A versatile approach for quantification of surface site fractions using reaction kinetics: The case of CO oxidation on supported Ir single atoms and nanoparticles

Abstract

Supported metal single-atom catalysts have shown unique activity and selectivity for several reactions. Investigating the reaction mechanism on single-atom catalysts and unambiguous assignment of the activity and selectivity requires catalysts with exclusively single atoms. However, it is challenging to prepare pure single-atom catalysts with conventional impregnation methods, which typically result in a mixture of single atoms and nanoparticles. Here, we show that owing to different reaction mechanisms on single atoms and nanoparticles, reaction kinetics can serve as a surface sensitive characterization technique for quantifying their surface site fractions.
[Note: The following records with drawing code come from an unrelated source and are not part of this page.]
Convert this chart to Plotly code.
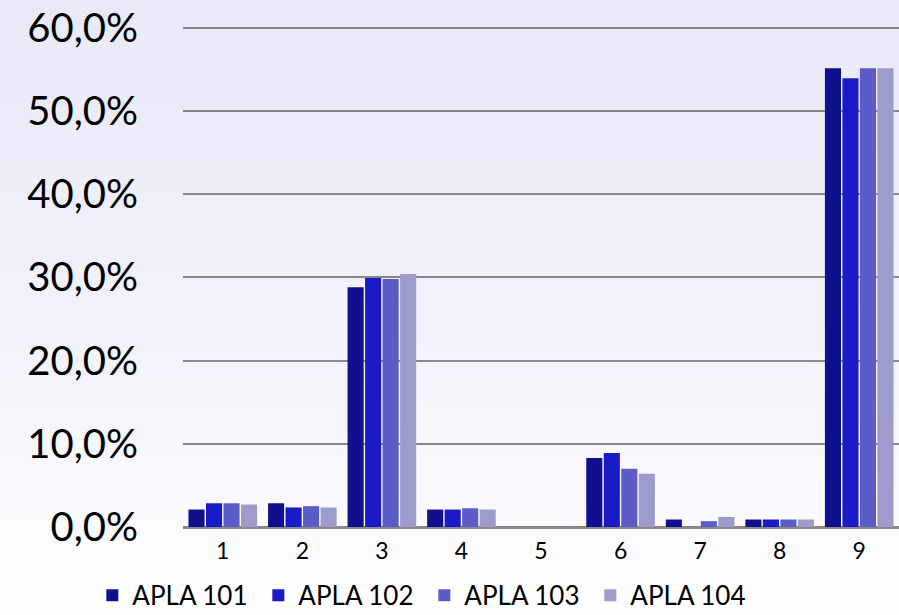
import plotly.graph_objects as go

categories = ["1", "2", "3", "4", "5", "6", "7", "8", "9"]
series_names = ["APLA 101", "APLA 102", "APLA 103", "APLA 104"]
apla101 = [2.1, 2.85, 28.8, 2.1, 0.0, 8.3, 0.9, 0.9, 55.1]
apla102 = [2.85, 2.35, 29.9, 2.1, 0.0, 8.9, 0.0, 0.9, 53.9]
apla103 = [2.85, 2.5, 29.8, 2.25, 0.0, 7.0, 0.7, 0.9, 55.1]
apla104 = [2.7, 2.35, 30.4, 2.1, 0.0, 6.4, 1.2, 0.9, 55.1]
y_ticks = [0, 10, 20, 30, 40, 50, 60]
y_tick_labels = ["0,0%", "10,0%", "20,0%", "30,0%", "40,0%", "50,0%", "60,0%"]

colors = ["#10108f", "#1a1ac6", "#5c5cc8", "#9c9ccc"]

fig = go.Figure()
for name, vals, c in zip(series_names, [apla101, apla102, apla103, apla104], colors):
    fig.add_trace(go.Bar(
        x=categories, y=vals, name=name,
        marker=dict(color=c, line=dict(width=0)),
    ))

font_family = "Lato, 'Open Sans', sans-serif"
fig.update_layout(
    width=899, height=615,
    margin=dict(l=183, r=0, t=25, b=88, autoexpand=False),
    paper_bgcolor="rgba(0,0,0,0)",
    plot_bgcolor="rgba(0,0,0,0)",
    barmode="group",
    bargap=0.12,
    bargroupgap=0.08,
    font=dict(family=font_family, color="#000000"),
    showlegend=True,
    legend=dict(
        orientation="h",
        xref="container", yref="container",
        x=0.472, xanchor="center",
        y=0.032, yanchor="middle",
        font=dict(size=26, family=font_family, color="#000000"),
        bgcolor="rgba(0,0,0,0)",
        entrywidth=121,
        itemsizing="constant",
    ),
    xaxis=dict(
        type="category",
        showgrid=False,
        showline=True, linecolor="#888888", linewidth=2,
        tickfont=dict(size=23, family=font_family, color="#000000"),
        ticks="", ticklabelstandoff=2,
    ),
    yaxis=dict(
        range=[0, 60.3],
        tickvals=y_ticks, ticktext=y_tick_labels,
        showgrid=True, gridcolor="#888888", gridwidth=2,
        zeroline=True, zerolinecolor="#888888", zerolinewidth=2,
        showline=False,
        tickfont=dict(size=40, family=font_family, color="#000000"),
        ticks="", ticklabelstandoff=44,
    ),
)

post = (
    "document.body.style.margin='0';"
    "document.body.style.overflow='hidden';"
    "document.body.style.background='linear-gradient(to bottom, #e9e9f8 0%, #f3f3fb 60%, #ffffff 100%)';"
)
fig.write_html("out.html", post_script=post, config={"displayModeBar": False})
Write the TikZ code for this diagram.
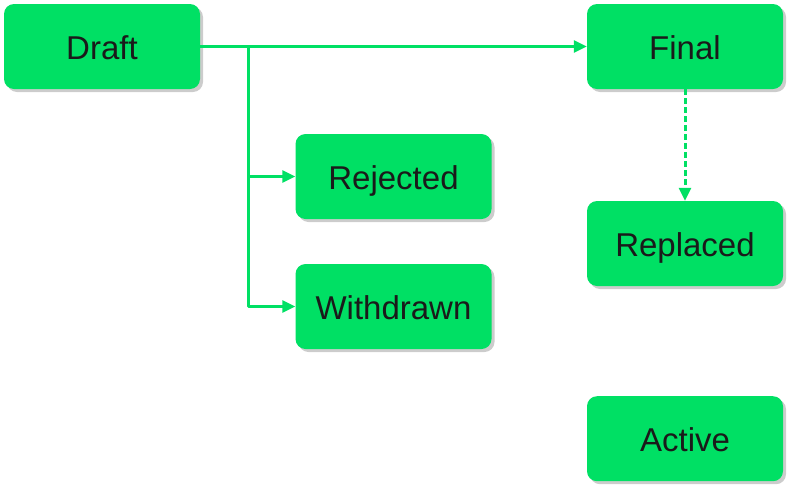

As a case study, we use CO oxidation kinetics on Ir/MgAl2O4 to quantify the surface site fractions of single atoms and nanoparticles and the results are consistent with aberration-corrected scanning transmission electron microscopy, X-ray absorption fine structure and infrared spectroscopies. Additionally, by carefully choosing the reaction conditions, the activity of single atoms (or nanoparticles) can be made dominant, enabling detection of a small fraction, or allowing a study of their reaction mechanism on a catalyst containing a mixture of single atoms and nanoparticles. These results are general and could be applied to other systems where two types of sites have different reaction mechanisms.